[start RECORDED INFORMATION]
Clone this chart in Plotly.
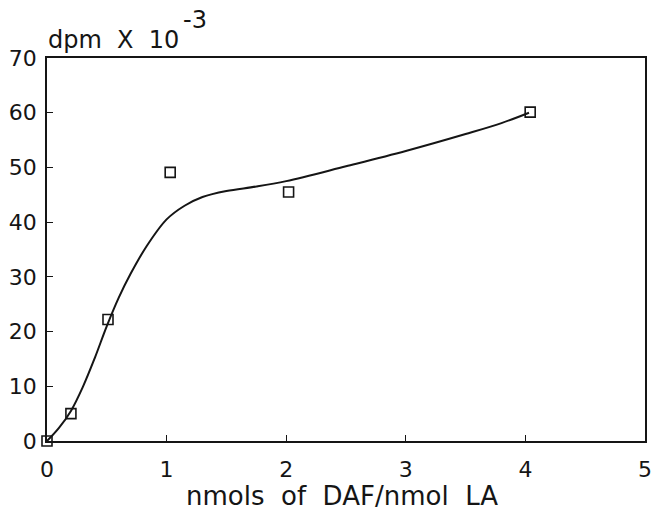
import plotly.graph_objects as go

# measured data points
pt_x = [0.0, 0.2, 0.51, 1.03, 2.02, 4.04]
pt_y = [0.0, 5.0, 22.2, 49.1, 45.5, 60.1]

# fitted curve
curve_x = [0.0, 0.1, 0.2, 0.3, 0.4, 0.5, 0.6, 0.7, 0.83, 1.0, 1.15, 1.3, 1.5, 1.75, 2.0, 2.5, 3.0, 3.5, 3.8, 4.03]
curve_y = [0.0, 2.4, 5.5, 9.9, 15.2, 21.0, 26.2, 30.6, 35.5, 40.5, 43.0, 44.6, 45.7, 46.5, 47.5, 50.2, 53.0, 56.1, 58.1, 60.0]

x_ticks = [0, 1, 2, 3, 4, 5]
y_ticks = [0, 10, 20, 30, 40, 50, 60, 70]

FONT = "DejaVu Sans, Liberation Sans, Arial, sans-serif"
INK = "#151515"
NB = "\u00a0"

W, H = 652, 511
L, R, T, B = 47, 7, 58, 70
PW, PH = W - L - R, H - T - B


def px_x(p):
    return (p - L) / PW


def px_y(p):
    return (H - B - p) / PH


fig = go.Figure()
fig.add_trace(go.Scatter(x=curve_x, y=curve_y, mode="lines",
                         line=dict(color=INK, width=2, shape="spline", smoothing=1.0),
                         hoverinfo="skip", showlegend=False))
fig.add_trace(go.Scatter(x=pt_x, y=pt_y, mode="markers",
                         marker=dict(symbol="square-open", size=10, color=INK,
                                     line=dict(width=1.6, color=INK)),
                         cliponaxis=False, showlegend=False))

axis_common = dict(ticks="inside", ticklen=6, tickwidth=1.3, tickcolor=INK,
                   showline=True, linecolor=INK, linewidth=1.6, mirror=True,
                   showgrid=False, zeroline=False, automargin=False,
                   tickfont=dict(size=22, family=FONT, color=INK))

fig.update_layout(
    width=W, height=H,
    margin=dict(l=L, r=R, t=T, b=B),
    paper_bgcolor="white", plot_bgcolor="white",
    font=dict(family=FONT, size=22, color=INK),
    xaxis=dict(range=[0, 5], tickvals=x_ticks, ticklabelstandoff=8, **axis_common),
    yaxis=dict(range=[0, 70], tickvals=y_ticks, ticklabelstandoff=4, **axis_common),
    annotations=[
        dict(text=f"dpm{NB}{NB}X{NB}{NB}10", xref="paper", yref="paper",
             x=px_x(46), y=px_y(56), xanchor="left", yanchor="bottom", showarrow=False,
             font=dict(size=24, color=INK, family=FONT)),
        dict(text="-3", xref="paper", yref="paper",
             x=px_x(181), y=px_y(20), xanchor="left", yanchor="middle", showarrow=False,
             font=dict(size=24, color=INK, family=FONT)),
        dict(text=f"nmols{NB}{NB}of{NB}{NB}DAF/nmol{NB}{NB}LA", xref="paper", yref="paper",
             x=px_x(342), y=px_y(496), xanchor="center", yanchor="middle", showarrow=False,
             font=dict(size=26, color=INK, family=FONT)),
    ],
)

fig.write_html("out.html", config={"displayModeBar": False},
               post_script="document.body.style.margin='0';")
[end RECORDED INFORMATION]
▸ PROBLEM TO WORK ON
Leave out the pictures and output the rest of the material exactly as written.

▸ EXERCISE ANSWER
Clone this chart in Plotly.
import plotly.graph_objects as go

# measured data points
pt_x = [0.0, 0.2, 0.51, 1.03, 2.02, 4.04]
pt_y = [0.0, 5.0, 22.2, 49.1, 45.5, 60.1]

# fitted curve
curve_x = [0.0, 0.1, 0.2, 0.3, 0.4, 0.5, 0.6, 0.7, 0.83, 1.0, 1.15, 1.3, 1.5, 1.75, 2.0, 2.5, 3.0, 3.5, 3.8, 4.03]
curve_y = [0.0, 2.4, 5.5, 9.9, 15.2, 21.0, 26.2, 30.6, 35.5, 40.5, 43.0, 44.6, 45.7, 46.5, 47.5, 50.2, 53.0, 56.1, 58.1, 60.0]

x_ticks = [0, 1, 2, 3, 4, 5]
y_ticks = [0, 10, 20, 30, 40, 50, 60, 70]

FONT = "DejaVu Sans, Liberation Sans, Arial, sans-serif"
INK = "#151515"
NB = "\u00a0"

W, H = 652, 511
L, R, T, B = 47, 7, 58, 70
PW, PH = W - L - R, H - T - B


def px_x(p):
    return (p - L) / PW


def px_y(p):
    return (H - B - p) / PH


fig = go.Figure()
fig.add_trace(go.Scatter(x=curve_x, y=curve_y, mode="lines",
                         line=dict(color=INK, width=2, shape="spline", smoothing=1.0),
                         hoverinfo="skip", showlegend=False))
fig.add_trace(go.Scatter(x=pt_x, y=pt_y, mode="markers",
                         marker=dict(symbol="square-open", size=10, color=INK,
                                     line=dict(width=1.6, color=INK)),
                         cliponaxis=False, showlegend=False))

axis_common = dict(ticks="inside", ticklen=6, tickwidth=1.3, tickcolor=INK,
                   showline=True, linecolor=INK, linewidth=1.6, mirror=True,
                   showgrid=False, zeroline=False, automargin=False,
                   tickfont=dict(size=22, family=FONT, color=INK))

fig.update_layout(
    width=W, height=H,
    margin=dict(l=L, r=R, t=T, b=B),
    paper_bgcolor="white", plot_bgcolor="white",
    font=dict(family=FONT, size=22, color=INK),
    xaxis=dict(range=[0, 5], tickvals=x_ticks, ticklabelstandoff=8, **axis_common),
    yaxis=dict(range=[0, 70], tickvals=y_ticks, ticklabelstandoff=4, **axis_common),
    annotations=[
        dict(text=f"dpm{NB}{NB}X{NB}{NB}10", xref="paper", yref="paper",
             x=px_x(46), y=px_y(56), xanchor="left", yanchor="bottom", showarrow=False,
             font=dict(size=24, color=INK, family=FONT)),
        dict(text="-3", xref="paper", yref="paper",
             x=px_x(181), y=px_y(20), xanchor="left", yanchor="middle", showarrow=False,
             font=dict(size=24, color=INK, family=FONT)),
        dict(text=f"nmols{NB}{NB}of{NB}{NB}DAF/nmol{NB}{NB}LA", xref="paper", yref="paper",
             x=px_x(342), y=px_y(496), xanchor="center", yanchor="middle", showarrow=False,
             font=dict(size=26, color=INK, family=FONT)),
    ],
)

fig.write_html("out.html", config={"displayModeBar": False},
               post_script="document.body.style.margin='0';")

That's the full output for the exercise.